Since the mid-1980s, federal employees have paid 0.8% of their salary toward a modest defined benefit pension, 6.2% toward Social Security, and additional contributions toward a 401(k)-type defined contribution plan.
Under the new measures passed by Congress, federal employees who were hired in 2013 now are required to pay 3.1% of their salary into the pension system, while those hired in 2014 and beyond must contribute 4.4% of their salary. This tax increase translates into an annual pay cut of $1,400 for the typical GS-7 employee hired this year, who earns $40,000.
They will receive no new benefits for these additional payments, which will require employees hired in 2014 to pay about 15.6% of their salary for retirement.

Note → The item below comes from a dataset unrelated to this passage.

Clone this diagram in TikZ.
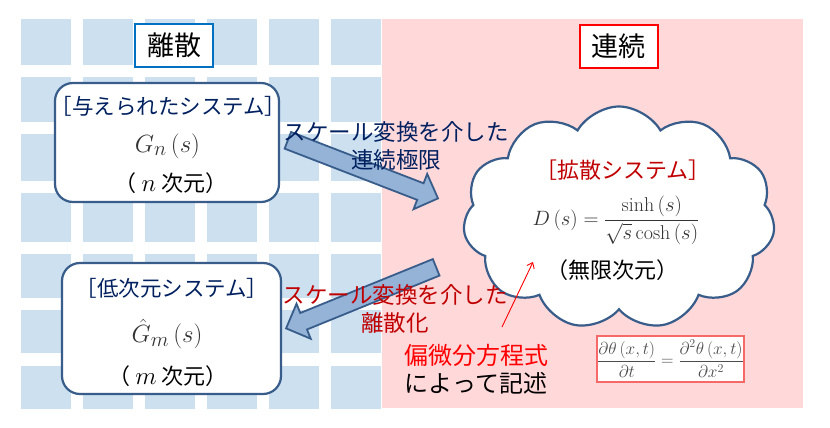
\documentclass[tikz,border=0pt]{standalone}
\usepackage{fontspec}
\newfontfamily\jp{Noto Sans CJK JP}
\usetikzlibrary{shapes.symbols,shapes.arrows,arrows.meta}
\definecolor{tileblue}{RGB}{204,224,240}
\definecolor{pinkbg}{RGB}{255,216,218}
\definecolor{boxblue}{RGB}{56,93,138}
\definecolor{arrowfill}{RGB}{149,179,215}
\definecolor{navy}{RGB}{0,32,96}
\definecolor{darkred}{RGB}{192,0,0}
\definecolor{brightblue}{RGB}{0,112,192}
\definecolor{pdeborder}{RGB}{245,105,105}
\tikzset{
  sysbox/.style={draw=boxblue, line width=2.2pt, fill=white, rounded corners=18pt, inner sep=0},
  tagbox/.style={draw=#1, line width=2pt, fill=white, minimum width=78pt, minimum height=43pt, inner sep=0, font=\jp\fontsize{27}{30}\selectfont},
  blockarrow/.style={single arrow, draw=boxblue, line width=1.8pt, fill=arrowfill, single arrow head extend=10pt, single arrow tip angle=90, inner xsep=0pt, inner ysep=8pt},
  jptext/.style={font=\jp\fontsize{#1}{28}\selectfont, inner sep=0, align=center},
  mathtext/.style={font=\fontsize{#1}{#1}\selectfont, inner sep=0, text=black!80},
  tile/.style={fill=tileblue},
}
\begin{document}
\begin{tikzpicture}[x=1pt, y=-1pt]
\fill[white] (0,0) rectangle (830,428);
\useasboundingbox (0,0) rectangle (830,428);
% tiles
\foreach \i in {0,...,5} {
  \foreach \t/\b in {19/65, 77/122, 134/181, 193/242, 254/298, 310/353, 366/409} {
    \fill[tile] ({21+62*\i},\t) rectangle ({71+62*\i},\b);
  }
}
% pink region
\fill[pinkbg] (382,19) rectangle (803,408);
% tag boxes
\node[tagbox=brightblue] (risan) at (174,45.5) {離散};
\node[tagbox=red] (renzoku) at (618.5,46.5) {連続};
% system boxes
\node[sysbox, minimum width=224pt, minimum height=119pt] (sys1) at (167,142.5) {};
\node[jptext=21.5, text=navy] (t1) at (168.5,106) {［与えられたシステム］};
\node[mathtext=28] (g1) at (167.5,146) {$G_n\left(s\right)$};
\node[jptext=22] (d1) at (171,183) {（\ {\fontsize{24}{24}\selectfont$n$}\ 次元）};
\node[sysbox, minimum width=219pt, minimum height=131pt] (sys2) at (171.5,328.5) {};
\node[jptext=21.5, text=navy] (t2) at (172,288) {［低次元システム］};
\node[mathtext=28] (g2) at (167,334) {$\hat{G}_m\left(s\right)$};
\node[jptext=22] (d2) at (168,376) {（\ {\fontsize{24}{24}\selectfont$m$}\ 次元）};
% cloud
\node[cloud, draw=boxblue, line width=2.2pt, fill=white, cloud puffs=11, cloud puff arc=120, aspect=1.4, minimum width=312pt, minimum height=223pt, inner sep=0] (cloud) at (619,218) {};
\node[jptext=22, text=darkred] (kakusan) at (623,170) {［拡散システム］};
\node[mathtext=20] (dform) at (616,220) {$\displaystyle D\left(s\right)=\frac{\sinh\left(s\right)}{\sqrt{s}\cosh\left(s\right)}$};
\node[jptext=22] (mugen) at (612,270) {（無限次元）};
% block arrows
\coordinate (a1s) at (287,140);
\coordinate (a1e) at (437,198);
\coordinate (a2s) at (437,267);
\coordinate (a2e) at (287,328);
\path (a1s) -- node[pos=0, sloped, allow upside down, anchor=tail, blockarrow, minimum height=161pt] (arr1) {} (a1e);
\path (a2s) -- node[pos=0, sloped, allow upside down, anchor=tail, blockarrow, minimum height=162pt] (arr2) {} (a2e);
\node[jptext=22.5, text=navy] (lab1) at (396,146) {スケール変換を介した\\連続極限};
\node[jptext=22.5, text=darkred] (lab2) at (395,309) {スケール変換を介した\\離散化};
% PDE label and arrow
\node[jptext=24] (pdelab) at (476,369) {\textcolor{red}{偏微分方程式}\\によって記述};
\coordinate (r1) at (502,327);
\coordinate (r2) at (533,262);
\draw[red, line width=0.9pt, -{Straight Barb[length=5pt,width=8pt]}] (r1) -- (r2);
% PDE box
\node[draw=pdeborder, line width=1.6pt, fill=white, minimum width=147pt, minimum height=46pt, inner sep=0, font=\fontsize{17}{20}\selectfont, text=black!70] (pde) at (670.5,359)
  {$\displaystyle \frac{\partial\theta\left(x,t\right)}{\partial t}=\frac{\partial^2\theta\left(x,t\right)}{\partial x^2}$};
\end{tikzpicture}
\end{document}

The retirement system is fully funded, so there is no legitimate reason for increasing the contribution rates.
“Congress has created a second-class and third-class retirement system in which new federal employees earn less than their peers for no other reason than the date they were hired,” Cox said.
“This is an outrageous assault on living standards for the next generation of federal employees, and AFGE will fight this with everything we’ve got. By attacking the pay and benefits of working class Americans, Congress and the administration are no better than the worst employers in the private sector that are competing in a race to the bottom.”
Cox said he is hopeful that a bill will be introduced soon in Congress to roll back these pension increases.